GIVEN REQUEST
Do not include the pictures; repeat the rest of the data exactly.

____________

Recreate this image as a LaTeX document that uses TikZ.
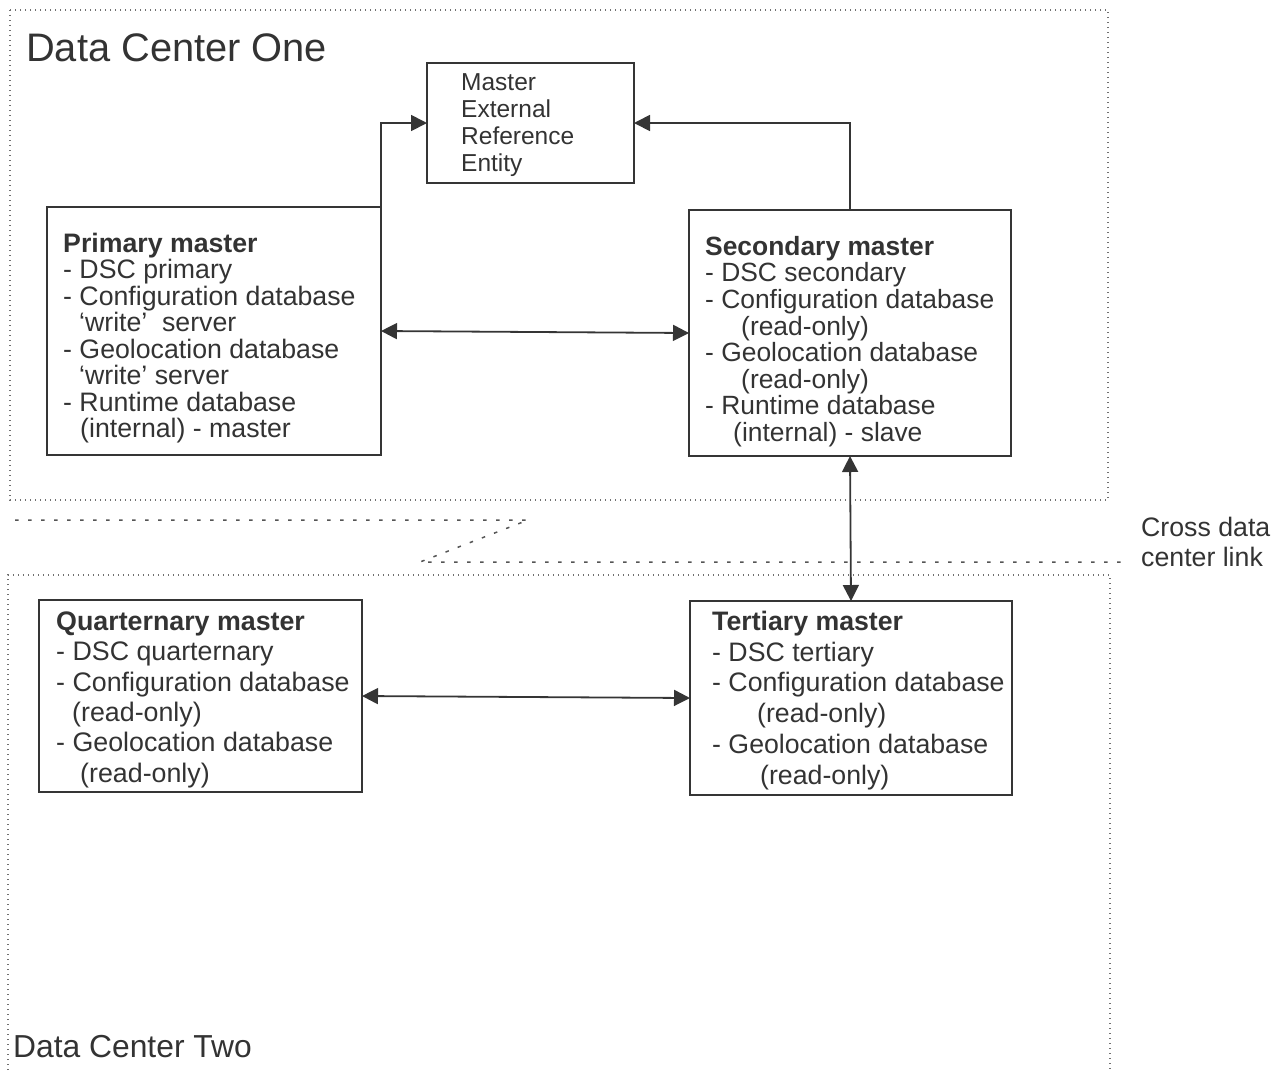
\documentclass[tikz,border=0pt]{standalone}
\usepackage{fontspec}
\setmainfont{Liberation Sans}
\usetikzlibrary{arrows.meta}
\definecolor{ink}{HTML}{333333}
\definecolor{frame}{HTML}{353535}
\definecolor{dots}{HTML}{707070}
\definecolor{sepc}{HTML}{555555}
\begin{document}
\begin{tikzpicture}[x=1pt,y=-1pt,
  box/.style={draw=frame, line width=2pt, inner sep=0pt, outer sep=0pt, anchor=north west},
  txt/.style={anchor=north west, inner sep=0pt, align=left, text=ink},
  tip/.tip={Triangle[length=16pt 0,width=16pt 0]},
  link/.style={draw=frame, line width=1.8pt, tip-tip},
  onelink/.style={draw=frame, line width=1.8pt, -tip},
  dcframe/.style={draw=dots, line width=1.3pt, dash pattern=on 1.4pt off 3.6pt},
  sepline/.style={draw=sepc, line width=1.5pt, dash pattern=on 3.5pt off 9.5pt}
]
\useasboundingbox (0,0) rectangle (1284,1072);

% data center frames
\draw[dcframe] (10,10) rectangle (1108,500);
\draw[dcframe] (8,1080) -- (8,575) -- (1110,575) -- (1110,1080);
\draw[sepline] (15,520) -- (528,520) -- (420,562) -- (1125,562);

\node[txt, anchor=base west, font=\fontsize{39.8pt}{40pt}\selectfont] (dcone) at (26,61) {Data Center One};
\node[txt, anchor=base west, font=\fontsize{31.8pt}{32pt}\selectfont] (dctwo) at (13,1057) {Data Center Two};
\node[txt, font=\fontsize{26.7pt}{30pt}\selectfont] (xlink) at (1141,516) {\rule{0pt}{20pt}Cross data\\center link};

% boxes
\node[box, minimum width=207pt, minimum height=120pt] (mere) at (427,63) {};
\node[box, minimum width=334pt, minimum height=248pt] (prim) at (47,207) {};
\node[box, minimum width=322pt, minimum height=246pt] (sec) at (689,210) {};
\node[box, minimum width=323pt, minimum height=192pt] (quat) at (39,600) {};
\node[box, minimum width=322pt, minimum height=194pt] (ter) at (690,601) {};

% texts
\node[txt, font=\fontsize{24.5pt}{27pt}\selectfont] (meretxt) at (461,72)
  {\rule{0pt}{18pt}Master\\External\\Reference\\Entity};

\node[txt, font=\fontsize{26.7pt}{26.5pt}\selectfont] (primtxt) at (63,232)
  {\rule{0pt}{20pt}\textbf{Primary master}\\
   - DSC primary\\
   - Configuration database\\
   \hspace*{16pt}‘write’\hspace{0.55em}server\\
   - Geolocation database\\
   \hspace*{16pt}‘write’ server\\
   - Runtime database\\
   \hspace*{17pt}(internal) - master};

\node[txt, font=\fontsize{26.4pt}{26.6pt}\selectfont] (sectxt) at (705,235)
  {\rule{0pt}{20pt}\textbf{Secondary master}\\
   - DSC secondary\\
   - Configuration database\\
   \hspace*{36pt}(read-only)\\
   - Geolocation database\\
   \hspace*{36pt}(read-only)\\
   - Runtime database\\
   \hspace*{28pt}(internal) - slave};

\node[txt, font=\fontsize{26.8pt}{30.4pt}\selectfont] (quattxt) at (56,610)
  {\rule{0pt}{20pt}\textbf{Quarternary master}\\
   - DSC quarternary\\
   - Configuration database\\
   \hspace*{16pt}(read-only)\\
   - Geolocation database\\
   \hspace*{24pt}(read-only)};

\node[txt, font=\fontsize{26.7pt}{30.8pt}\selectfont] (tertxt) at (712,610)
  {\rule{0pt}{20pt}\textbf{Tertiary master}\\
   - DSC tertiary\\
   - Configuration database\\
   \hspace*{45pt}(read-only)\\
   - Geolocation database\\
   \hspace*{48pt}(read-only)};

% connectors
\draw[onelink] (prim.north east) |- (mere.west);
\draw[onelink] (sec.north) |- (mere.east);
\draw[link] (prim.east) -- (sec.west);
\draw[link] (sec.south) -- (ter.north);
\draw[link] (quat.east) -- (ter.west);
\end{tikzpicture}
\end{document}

____________

THE RESPONSE
Recreate this image as a LaTeX document that uses TikZ.
\documentclass[tikz,border=0pt]{standalone}
\usepackage{fontspec}
\setmainfont{Liberation Sans}
\usetikzlibrary{arrows.meta}
\definecolor{ink}{HTML}{333333}
\definecolor{frame}{HTML}{353535}
\definecolor{dots}{HTML}{707070}
\definecolor{sepc}{HTML}{555555}
\begin{document}
\begin{tikzpicture}[x=1pt,y=-1pt,
  box/.style={draw=frame, line width=2pt, inner sep=0pt, outer sep=0pt, anchor=north west},
  txt/.style={anchor=north west, inner sep=0pt, align=left, text=ink},
  tip/.tip={Triangle[length=16pt 0,width=16pt 0]},
  link/.style={draw=frame, line width=1.8pt, tip-tip},
  onelink/.style={draw=frame, line width=1.8pt, -tip},
  dcframe/.style={draw=dots, line width=1.3pt, dash pattern=on 1.4pt off 3.6pt},
  sepline/.style={draw=sepc, line width=1.5pt, dash pattern=on 3.5pt off 9.5pt}
]
\useasboundingbox (0,0) rectangle (1284,1072);

% data center frames
\draw[dcframe] (10,10) rectangle (1108,500);
\draw[dcframe] (8,1080) -- (8,575) -- (1110,575) -- (1110,1080);
\draw[sepline] (15,520) -- (528,520) -- (420,562) -- (1125,562);

\node[txt, anchor=base west, font=\fontsize{39.8pt}{40pt}\selectfont] (dcone) at (26,61) {Data Center One};
\node[txt, anchor=base west, font=\fontsize{31.8pt}{32pt}\selectfont] (dctwo) at (13,1057) {Data Center Two};
\node[txt, font=\fontsize{26.7pt}{30pt}\selectfont] (xlink) at (1141,516) {\rule{0pt}{20pt}Cross data\\center link};

% boxes
\node[box, minimum width=207pt, minimum height=120pt] (mere) at (427,63) {};
\node[box, minimum width=334pt, minimum height=248pt] (prim) at (47,207) {};
\node[box, minimum width=322pt, minimum height=246pt] (sec) at (689,210) {};
\node[box, minimum width=323pt, minimum height=192pt] (quat) at (39,600) {};
\node[box, minimum width=322pt, minimum height=194pt] (ter) at (690,601) {};

% texts
\node[txt, font=\fontsize{24.5pt}{27pt}\selectfont] (meretxt) at (461,72)
  {\rule{0pt}{18pt}Master\\External\\Reference\\Entity};

\node[txt, font=\fontsize{26.7pt}{26.5pt}\selectfont] (primtxt) at (63,232)
  {\rule{0pt}{20pt}\textbf{Primary master}\\
   - DSC primary\\
   - Configuration database\\
   \hspace*{16pt}‘write’\hspace{0.55em}server\\
   - Geolocation database\\
   \hspace*{16pt}‘write’ server\\
   - Runtime database\\
   \hspace*{17pt}(internal) - master};

\node[txt, font=\fontsize{26.4pt}{26.6pt}\selectfont] (sectxt) at (705,235)
  {\rule{0pt}{20pt}\textbf{Secondary master}\\
   - DSC secondary\\
   - Configuration database\\
   \hspace*{36pt}(read-only)\\
   - Geolocation database\\
   \hspace*{36pt}(read-only)\\
   - Runtime database\\
   \hspace*{28pt}(internal) - slave};

\node[txt, font=\fontsize{26.8pt}{30.4pt}\selectfont] (quattxt) at (56,610)
  {\rule{0pt}{20pt}\textbf{Quarternary master}\\
   - DSC quarternary\\
   - Configuration database\\
   \hspace*{16pt}(read-only)\\
   - Geolocation database\\
   \hspace*{24pt}(read-only)};

\node[txt, font=\fontsize{26.7pt}{30.8pt}\selectfont] (tertxt) at (712,610)
  {\rule{0pt}{20pt}\textbf{Tertiary master}\\
   - DSC tertiary\\
   - Configuration database\\
   \hspace*{45pt}(read-only)\\
   - Geolocation database\\
   \hspace*{48pt}(read-only)};

% connectors
\draw[onelink] (prim.north east) |- (mere.west);
\draw[onelink] (sec.north) |- (mere.east);
\draw[link] (prim.east) -- (sec.west);
\draw[link] (sec.south) -- (ter.north);
\draw[link] (quat.east) -- (ter.west);
\end{tikzpicture}
\end{document}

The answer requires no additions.